6. Work with a mortgage broker who specializes in luxury real estate.
You’ll have a lot of options when searching the right mortgage broker or lender to handle your purchase loan, but you may be well served interviewing a lender that commonly works with luxury real estate. Their experience, product and industry knowledge, and relationships with banks and lenders could prove helpful!
7. Keep a great credit score.
One of the best ways to ensure that you get the best rates, terms, and loan options available – including a minimal down payment – is to keep a great credit score. Typically, lenders consider home buyers with super-prime credit scores (760 and above, but an 800+ score doesn't hurt!) as low-risk borrowers, so they'll offer the best possible pricing and conditions. Consult your mortgage broker, but you'll also want to check your credit well before your home purchase and make sure your score is tip-top.
8. Check with your bank.
You’ll have plenty of options when it comes to applying for a mortgage loan, but it may be worth your time to check with the bank that has your accounts, too.
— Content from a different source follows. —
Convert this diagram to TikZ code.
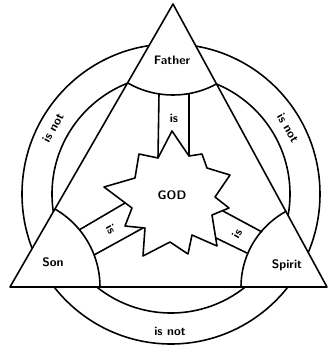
\documentclass[tikz,border=0pt]{standalone}
\usetikzlibrary{positioning}
\tikzset{
  ink/.style={draw=black,line width=0.9pt,line join=round},
  lbl/.style={font=\sffamily\bfseries\scriptsize,inner sep=1pt},
}
\begin{document}
\begin{tikzpicture}[x=0.02cm,y=-0.02cm]
  \useasboundingbox (0,0) rectangle (328,346);
  % the two rings round the centre
  \coordinate (ctr) at (171,194);
  \draw[ink] (ctr) ellipse [x radius=149, y radius=150];
  \draw[ink] (ctr) ellipse [x radius=119, y radius=119];
  % triangle and its corners
  \coordinate (fv) at (173,4);
  \coordinate (sv) at (10,287);
  \coordinate (pv) at (327,287);
  \fill[white] (fv) -- (sv) -- (pv) -- cycle;
  \begin{scope}
    \clip (fv) -- (sv) -- (pv) -- cycle;
    \draw[ink] (fv) circle (91);
    \draw[ink] (sv) circle (90);
    \draw[ink] (pv) circle (86);
  \end{scope}
  \draw[ink] (fv) -- (sv) -- (pv) -- cycle;
  % the star in the middle
  \draw[ink,fill=white] (172,131) -- (189,156) -- (202,154) -- (207,168)
    -- (230,175) -- (215,197) -- (229,208) -- (212,215) -- (217,246)
    -- (192,235) -- (188,254) -- (170,242) -- (143,256) -- (145,228)
    -- (125,226) -- (132,208) -- (104,187) -- (135,178) -- (139,154)
    -- (158,158) -- cycle;
  \node[lbl] (god) at (172,195) {GOD};
  % bands from each corner to the star
  \coordinate (fa1) at (159,94);   \coordinate (fb1) at (158,158);
  \coordinate (fa2) at (189,94);   \coordinate (fb2) at (189,156);
  \coordinate (sa1) at (79,230);   \coordinate (sb1) at (125,203);
  \coordinate (sa2) at (94,255);   \coordinate (sb2) at (143,228);
  \coordinate (pa1) at (262,232);  \coordinate (pb1) at (223,211);
  \coordinate (pa2) at (247,253);  \coordinate (pb2) at (216,238);
  \draw[ink] (fa1) -- (fb1) (fa2) -- (fb2);
  \draw[ink] (sa1) -- (sb1) (sa2) -- (sb2);
  \draw[ink] (pa1) -- (pb1) (pa2) -- (pb2);
  \node[lbl] (fis) at (174,118) {is};
  \node[lbl,rotate=-60] (sis) at (111,229) {is};
  \node[lbl,rotate=60] (pis) at (237,234) {is};
  % corner names
  \node[lbl] (father) at (172,60) {Father};
  \node[lbl] (son) at (53,262) {Son};
  \node[lbl] (spirit) at (287,265) {Spirit};
  % between the rings
  \node[lbl,rotate=61] (lnot) at (53,128) {is not};
  \node[lbl,rotate=-60] (rnot) at (288,128) {is not};
  \node[lbl] (bnot) at (170,331) {is not};
\end{tikzpicture}
\end{document}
If you have significant funds, investments, or retirement accounts with one bank branch, they may have some leeway in offering great low down-payment options for your luxury home purchase.
9. Take out a second loan.
In years past, it was common for home buyers to take out an 80% first loan and then back that up with a 20% second loan, eliminating the need for any down payment at all – and also avoiding Private Mortgage Insurance. While those subordinate loans aren't as popular these days, you may still be able to find second position financing to ease the burden of coming up with a big down payment out of pocket.
10. Find funds from other sources.
When necessity requires, homebuyers often become resourceful and find funds from other sources to soften the down payment blow. That may include tapping into an equity line or cash-out refinance from another property, personal loan, or business loan.